= Kelly Lycan =

Canadian artist

Kelly Lycan is an installation and photo-based visual artist who lives and works in Vancouver, British Columbia.

== Life ==
Lycan studied Photography at Ryerson University in Toronto, Ontario (then Ryerson Polytechnical University), completed her BFA at the Nova Scotia College of Art and Design in Halifax in 1995, and completed her MFA at the University of Santa Barbara in California in 1998. As a solo artist she has exhibited at galleries across Canada and the United States including Presentation House Gallery, Plug In, Institute of Contemporary Art, and Mercer Union.
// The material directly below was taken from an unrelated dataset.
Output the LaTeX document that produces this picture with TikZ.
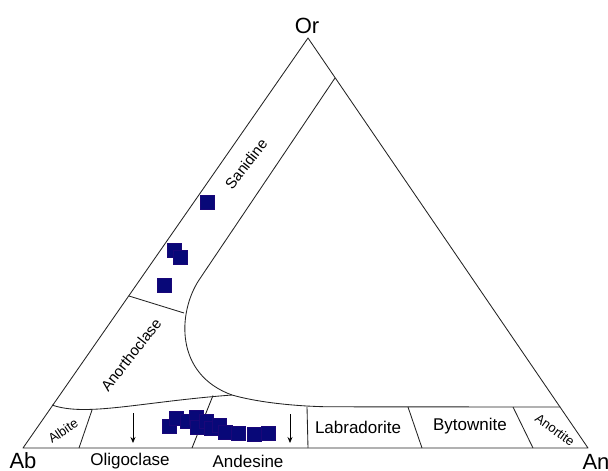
\documentclass[tikz,border=0pt]{standalone}
\usepackage{fontspec}
\setmainfont{Liberation Sans}
\usetikzlibrary{arrows.meta}
\definecolor{ink}{RGB}{35,35,35}
\definecolor{dotc}{RGB}{8,8,120}
\begin{document}
\begin{tikzpicture}[x=1pt,y=-1pt,
  bline/.style={draw=ink,line width=0.85pt,line join=round},
  lab/.style={font=\fontsize{17}{17}\selectfont,inner sep=0pt,text=black},
  tilted/.style={font=\fontsize{15}{15}\selectfont,inner sep=0pt,text=black},
  tiny/.style={font=\fontsize{13}{13}\selectfont,inner sep=0pt,text=black},
  vert/.style={font=\fontsize{22}{22}\selectfont,inner sep=0pt,text=black},
  sq/.style={fill=dotc,draw=dotc!85!violet,line width=0.4pt,minimum size=14pt,inner sep=0pt},
  arr/.style={draw=black,line width=0.8pt,-{Stealth[length=6pt,width=5pt]}}]
\useasboundingbox (0,0) rectangle (608,471);
% vertices
\coordinate (Or) at (308,38);
\coordinate (Ab) at (23,448);
\coordinate (An) at (588,448);
% triangle
\draw[bline] (Ab) -- (Or) -- (An) -- cycle;
% main boundary (sanidine strip and miscibility gap)
\coordinate (sTop) at (335,78);
\coordinate (sBend) at (199,280);
\coordinate (gJoin) at (232,395);
\coordinate (gRight) at (560,407);
\draw[bline] (sTop) -- (sBend) .. controls (178,312) and (174,374) .. (gJoin)
  .. controls (260,403) and (300,406.5) .. (330,406.8) -- (gRight);
% left plagioclase boundary
\coordinate (pLeft) at (52,405);
\draw[bline] (pLeft) .. controls (86,417) and (140,402) .. (gJoin);
% anorthoclase / sanidine divider
\coordinate (dA) at (129,296);
\coordinate (dB) at (184,313);
\draw[bline] (dA) -- (dB);
% plagioclase dividers
\coordinate (p1t) at (92,410); \coordinate (p1b) at (79,448);
\coordinate (p2t) at (213,395.5); \coordinate (p2b) at (192,448);
\coordinate (p3t) at (307,406.5); \coordinate (p3b) at (308,448);
\coordinate (p4t) at (408,407); \coordinate (p4b) at (422,448);
\coordinate (p5t) at (513,407); \coordinate (p5b) at (533,448);
\draw[bline] (p1t) -- (p1b);
\draw[bline] (p2t) -- (p2b);
\draw[bline] (p3t) -- (p3b);
\draw[bline] (p4t) -- (p4b);
\draw[bline] (p5t) -- (p5b);
% arrows
\coordinate (a1s) at (133,413); \coordinate (a1e) at (133,443);
\coordinate (a2s) at (290,414); \coordinate (a2e) at (290,443);
\draw[arr] (a1s) -- (a1e);
\draw[arr] (a2s) -- (a2e);
% vertex labels
\node[vert] (lOr) at (307,26) {Or};
\node[vert] (lAb) at (23,461) {Ab};
\node[vert] (lAn) at (596,462) {An};
% field labels
\node[tilted,rotate=52] (lSan) at (246,164) {Sanidine};
\node[tilted,rotate=52] (lAnc) at (131,355) {Anorthoclase};
\node[tiny,rotate=34] (lAlb) at (63,431) {Albite};
\node[tiny,rotate=-36] (lAnt) at (555,430) {Anortite};
\node[lab] (lOli) at (130,461) {Oligoclase};
\node[lab] (lAnd) at (248,461) {Andesine};
\node[lab] (lLab) at (358,427) {Labradorite};
\node[lab] (lByt) at (470,426) {Bytownite};
% data points
\node[sq] (s1) at (207,202) {};
\node[sq] (s2) at (174,250) {};
\node[sq] (s3) at (180,257) {};
\node[sq] (s4) at (164,285) {};
\node[sq] (b1) at (169,426) {};
\node[sq] (b2) at (176,418) {};
\node[sq] (b3) at (187,421) {};
\node[sq] (b4) at (196,417) {};
\node[sq] (b5) at (197,427) {};
\node[sq] (b6) at (206,421) {};
\node[sq] (b7) at (211,428) {};
\node[sq] (b8) at (219,425) {};
\node[sq] (b9) at (225,432) {};
\node[sq] (b10) at (238,433) {};
\node[sq] (b11) at (254,434) {};
\node[sq] (b12) at (268,433) {};
\end{tikzpicture}
\end{document}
As a member of the service based artist collective Instant Coffee, she has exhibited at The America's Society; Vancouver Art Gallery; Incheon Art Platform, South Korea; Yerba Buena Center, San Francisco; and the Art Gallery of Ontario.

== Artistic practice ==
Lycan's installation and photo-based practice explores the ways in which images and objects exist in the world, and "the way objects are valued, devalued, and revalued, dependent upon their place of display", Interested in the discrepancies between experience and reproduction, Lycan often re-purposes and re-contextualizes ordinary things, referencing the collections and methods of display found in museums, gift shops, and department stores. For example, for her 2014 exhibition Underglow at Presentation House Gallery, Lycan recreated the interior of the New York avant-garde art gallery 291 based on photographs taken by founder Alfred Stieglitz in 1906. Her dual employment of photography and sculpture suggests a fluid relationship between the specifics of each medium. Her work has been described as "funny, critical, and ironic all at once."

== Selected exhibitions ==
- White Hot, Gallery TPW, 2009
- Bronze Tinfoil Ball, OR Gallery, 2011
- Autobiography for No One, Simon Fraser University Gallery, 2014
- Underglow, Presentation House Gallery, 2014
- Ideas and Things, Kamloops Art Gallery, 2015
- Superimposition: Sculpture and Image, Plug In, Institute of Contemporary Art, 2016
- More Than Nothing, Burrard Art Foundation, 2016

== Awards ==
In 2016, Lycan won the VIVA Award from the Jack and Doris Shadbolt Foundation for the Visual Arts, an award given to mid-career BC artists. She was also the recipient of the City of Vancouver Live-Work Studio from 2012 to 2015, a competitive award that offers highly regarded Vancouver-based artists low-cost live-work studios for a period of three years in support of their artistic practice.